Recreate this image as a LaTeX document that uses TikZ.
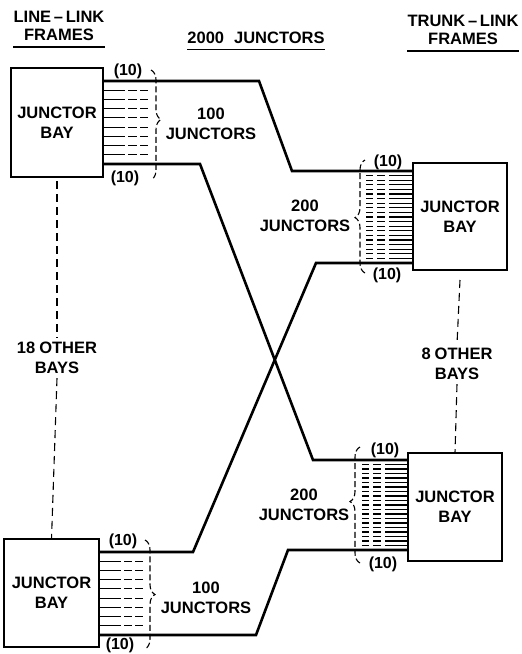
\documentclass[tikz,border=0pt]{standalone}
\usepackage{fontspec}
\setmainfont{Liberation Sans}
\usetikzlibrary{decorations.pathreplacing}
\begin{document}
\begin{tikzpicture}[x=1pt,y=-1pt,
  lbl/.style={inner sep=0pt, align=center, font=\fontsize{16.5}{20}\selectfont\bfseries},
  hdr/.style={inner sep=0pt, align=center, font=\fontsize{16.5}{18}\selectfont\bfseries},
  cnt/.style={inner sep=0pt, font=\fontsize{16}{18}\selectfont\bfseries},
  bay/.style={draw, line width=1.5pt, outer sep=0pt, inner sep=0pt, align=center,
              font=\fontsize{16.5}{20}\selectfont\bfseries},
  trunkline/.style={line width=2.6pt, line join=miter},
  wire/.style={line width=1.1pt},
  uline/.style={line width=1.4pt},
  otherb/.style={line width=1.1pt, dash pattern=on 8pt off 5pt},
  brc/.style={decorate, line width=1.1pt, dash pattern=on 6pt off 3pt}
]
\useasboundingbox (0,0) rectangle (522,654);

% headers
\node[hdr] (hl) at (59,26) {LINE\,--\,LINK\\FRAMES};
\node[hdr] (hm) at (256,37.5) {2000\hspace{10pt}JUNCTORS};
\node[hdr] (hr) at (463,30) {TRUNK\,--\,LINK\\FRAMES};
\draw[uline] ([yshift=-6pt]hl.south west) -- ([yshift=-6pt]hl.south east);
\draw[uline] ([yshift=-6pt]hm.south west) -- ([yshift=-6pt]hm.south east);
\draw[uline] ([yshift=-6pt]hr.south west) -- ([yshift=-6pt]hr.south east);

% bays
\node[bay, minimum width=92pt, minimum height=109pt] (ltb) at (57,122.5) {JUNCTOR\\BAY};
\node[bay, minimum width=95pt, minimum height=108pt] (llb) at (51.5,593) {JUNCTOR\\BAY};
\node[bay, minimum width=94pt, minimum height=107pt] (rtb) at (460,216.5) {JUNCTOR\\BAY};
\node[bay, minimum width=94pt, minimum height=108pt] (rlb) at (455,507) {JUNCTOR\\BAY};

% other bays
\node[lbl, inner sep=4pt] (ob1) at (57,358) {18\hspace{4pt}OTHER\\BAYS};
\node[lbl, inner sep=4pt] (ob2) at (457,364) {8\hspace{4pt}OTHER\\BAYS};
\draw[otherb] ([yshift=-4pt]ltb.south) -- (ob1.north);
\draw[otherb] (ob1.south) -- (llb.north);
\draw[otherb] ([yshift=-10pt]rtb.south) -- (ob2.north);
\draw[otherb] (ob2.south) -- (rlb.north);

% junctor counts
\node[lbl] (j1) at (211,124) {100\\JUNCTORS};
\node[lbl] (j2) at (206,597.5) {100\\JUNCTORS};
\node[lbl] (j3) at (305,215.5) {200\\JUNCTORS};
\node[lbl] (j4) at (304,504.5) {200\\JUNCTORS};

% (10) labels
\node[cnt] (t1) at (128,71) {(10)};
\node[cnt] (t2) at (125,178) {(10)};
\node[cnt] (t3) at (123,541) {(10)};
\node[cnt] (t4) at (120,645) {(10)};
\node[cnt] (t5) at (388,162) {(10)};
\node[cnt] (t6) at (387,275) {(10)};
\node[cnt] (t7) at (385,450) {(10)};
\node[cnt] (t8) at (383,564) {(10)};

% corner coordinates of the trunk paths
\coordinate (a1) at (259,81);  \coordinate (a2) at (292,171);
\coordinate (b1) at (200,164); \coordinate (b2) at (313,460);
\coordinate (c1) at (316,263); \coordinate (c2) at (193,552);
\coordinate (d1) at (256,635); \coordinate (d2) at (288,550);

\draw[trunkline] (ltb.east |- a1) -- (a1) -- (a2) -- (rtb.west |- a2);
\draw[trunkline] (ltb.east |- b1) -- (b1) -- (b2) -- (rlb.west |- b2);
\draw[trunkline] (rtb.west |- c1) -- (c1) -- (c2) -- (llb.east |- c2);
\draw[trunkline] (llb.east |- d1) -- (d1) -- (d2) -- (rlb.west |- d2);

% junctor wires, left bays (8 each)
\foreach \i in {1,...,8} {
  \pgfmathsetmacro{\yy}{81+\i*83/9}
  \draw[wire] (103,\yy) -- (125,\yy);
  \draw[wire] (128,\yy) -- (137,\yy);
  \draw[wire] (140,\yy) -- (148,\yy);
  \pgfmathsetmacro{\yb}{552+\i*83/9}
  \draw[wire] (99,\yb) -- (121,\yb);
  \draw[wire] (124,\yb) -- (132,\yb);
  \draw[wire] (135,\yb) -- (143,\yb);
}
% junctor wires, right bays (19 each)
\foreach \i in {1,...,19} {
  \pgfmathsetmacro{\yy}{171+\i*92/20}
  \draw[wire] (366,\yy) -- (373,\yy);
  \draw[wire] (377,\yy) -- (385,\yy);
  \draw[wire] (389,\yy) -- (413,\yy);
  \pgfmathsetmacro{\yb}{460+\i*90/20}
  \draw[wire] (362,\yb) -- (369,\yb);
  \draw[wire] (373,\yb) -- (381,\yb);
  \draw[wire] (385,\yb) -- (408,\yb);
}

% braces
\draw[brc, decoration={brace, amplitude=10pt, aspect=0.45}] (151,70) -- (151,180);
\draw[brc, decoration={brace, amplitude=10pt, aspect=0.5}] (145,540) -- (145,649);
\draw[brc, decoration={brace, amplitude=10pt, aspect=0.49}] (365,273) -- (365,160);
\draw[brc, decoration={brace, amplitude=10pt, aspect=0.53}] (360,563) -- (360,447);
\end{tikzpicture}
\end{document}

- _Exercise_: Without the pictures, transcribe the listing above exactly.

- _Answer to this exercise_:
Recreate this image as a LaTeX document that uses TikZ.
\documentclass[tikz,border=0pt]{standalone}
\usepackage{fontspec}
\setmainfont{Liberation Sans}
\usetikzlibrary{decorations.pathreplacing}
\begin{document}
\begin{tikzpicture}[x=1pt,y=-1pt,
  lbl/.style={inner sep=0pt, align=center, font=\fontsize{16.5}{20}\selectfont\bfseries},
  hdr/.style={inner sep=0pt, align=center, font=\fontsize{16.5}{18}\selectfont\bfseries},
  cnt/.style={inner sep=0pt, font=\fontsize{16}{18}\selectfont\bfseries},
  bay/.style={draw, line width=1.5pt, outer sep=0pt, inner sep=0pt, align=center,
              font=\fontsize{16.5}{20}\selectfont\bfseries},
  trunkline/.style={line width=2.6pt, line join=miter},
  wire/.style={line width=1.1pt},
  uline/.style={line width=1.4pt},
  otherb/.style={line width=1.1pt, dash pattern=on 8pt off 5pt},
  brc/.style={decorate, line width=1.1pt, dash pattern=on 6pt off 3pt}
]
\useasboundingbox (0,0) rectangle (522,654);

% headers
\node[hdr] (hl) at (59,26) {LINE\,--\,LINK\\FRAMES};
\node[hdr] (hm) at (256,37.5) {2000\hspace{10pt}JUNCTORS};
\node[hdr] (hr) at (463,30) {TRUNK\,--\,LINK\\FRAMES};
\draw[uline] ([yshift=-6pt]hl.south west) -- ([yshift=-6pt]hl.south east);
\draw[uline] ([yshift=-6pt]hm.south west) -- ([yshift=-6pt]hm.south east);
\draw[uline] ([yshift=-6pt]hr.south west) -- ([yshift=-6pt]hr.south east);

% bays
\node[bay, minimum width=92pt, minimum height=109pt] (ltb) at (57,122.5) {JUNCTOR\\BAY};
\node[bay, minimum width=95pt, minimum height=108pt] (llb) at (51.5,593) {JUNCTOR\\BAY};
\node[bay, minimum width=94pt, minimum height=107pt] (rtb) at (460,216.5) {JUNCTOR\\BAY};
\node[bay, minimum width=94pt, minimum height=108pt] (rlb) at (455,507) {JUNCTOR\\BAY};

% other bays
\node[lbl, inner sep=4pt] (ob1) at (57,358) {18\hspace{4pt}OTHER\\BAYS};
\node[lbl, inner sep=4pt] (ob2) at (457,364) {8\hspace{4pt}OTHER\\BAYS};
\draw[otherb] ([yshift=-4pt]ltb.south) -- (ob1.north);
\draw[otherb] (ob1.south) -- (llb.north);
\draw[otherb] ([yshift=-10pt]rtb.south) -- (ob2.north);
\draw[otherb] (ob2.south) -- (rlb.north);

% junctor counts
\node[lbl] (j1) at (211,124) {100\\JUNCTORS};
\node[lbl] (j2) at (206,597.5) {100\\JUNCTORS};
\node[lbl] (j3) at (305,215.5) {200\\JUNCTORS};
\node[lbl] (j4) at (304,504.5) {200\\JUNCTORS};

% (10) labels
\node[cnt] (t1) at (128,71) {(10)};
\node[cnt] (t2) at (125,178) {(10)};
\node[cnt] (t3) at (123,541) {(10)};
\node[cnt] (t4) at (120,645) {(10)};
\node[cnt] (t5) at (388,162) {(10)};
\node[cnt] (t6) at (387,275) {(10)};
\node[cnt] (t7) at (385,450) {(10)};
\node[cnt] (t8) at (383,564) {(10)};

% corner coordinates of the trunk paths
\coordinate (a1) at (259,81);  \coordinate (a2) at (292,171);
\coordinate (b1) at (200,164); \coordinate (b2) at (313,460);
\coordinate (c1) at (316,263); \coordinate (c2) at (193,552);
\coordinate (d1) at (256,635); \coordinate (d2) at (288,550);

\draw[trunkline] (ltb.east |- a1) -- (a1) -- (a2) -- (rtb.west |- a2);
\draw[trunkline] (ltb.east |- b1) -- (b1) -- (b2) -- (rlb.west |- b2);
\draw[trunkline] (rtb.west |- c1) -- (c1) -- (c2) -- (llb.east |- c2);
\draw[trunkline] (llb.east |- d1) -- (d1) -- (d2) -- (rlb.west |- d2);

% junctor wires, left bays (8 each)
\foreach \i in {1,...,8} {
  \pgfmathsetmacro{\yy}{81+\i*83/9}
  \draw[wire] (103,\yy) -- (125,\yy);
  \draw[wire] (128,\yy) -- (137,\yy);
  \draw[wire] (140,\yy) -- (148,\yy);
  \pgfmathsetmacro{\yb}{552+\i*83/9}
  \draw[wire] (99,\yb) -- (121,\yb);
  \draw[wire] (124,\yb) -- (132,\yb);
  \draw[wire] (135,\yb) -- (143,\yb);
}
% junctor wires, right bays (19 each)
\foreach \i in {1,...,19} {
  \pgfmathsetmacro{\yy}{171+\i*92/20}
  \draw[wire] (366,\yy) -- (373,\yy);
  \draw[wire] (377,\yy) -- (385,\yy);
  \draw[wire] (389,\yy) -- (413,\yy);
  \pgfmathsetmacro{\yb}{460+\i*90/20}
  \draw[wire] (362,\yb) -- (369,\yb);
  \draw[wire] (373,\yb) -- (381,\yb);
  \draw[wire] (385,\yb) -- (408,\yb);
}

% braces
\draw[brc, decoration={brace, amplitude=10pt, aspect=0.45}] (151,70) -- (151,180);
\draw[brc, decoration={brace, amplitude=10pt, aspect=0.5}] (145,540) -- (145,649);
\draw[brc, decoration={brace, amplitude=10pt, aspect=0.49}] (365,273) -- (365,160);
\draw[brc, decoration={brace, amplitude=10pt, aspect=0.53}] (360,563) -- (360,447);
\end{tikzpicture}
\end{document}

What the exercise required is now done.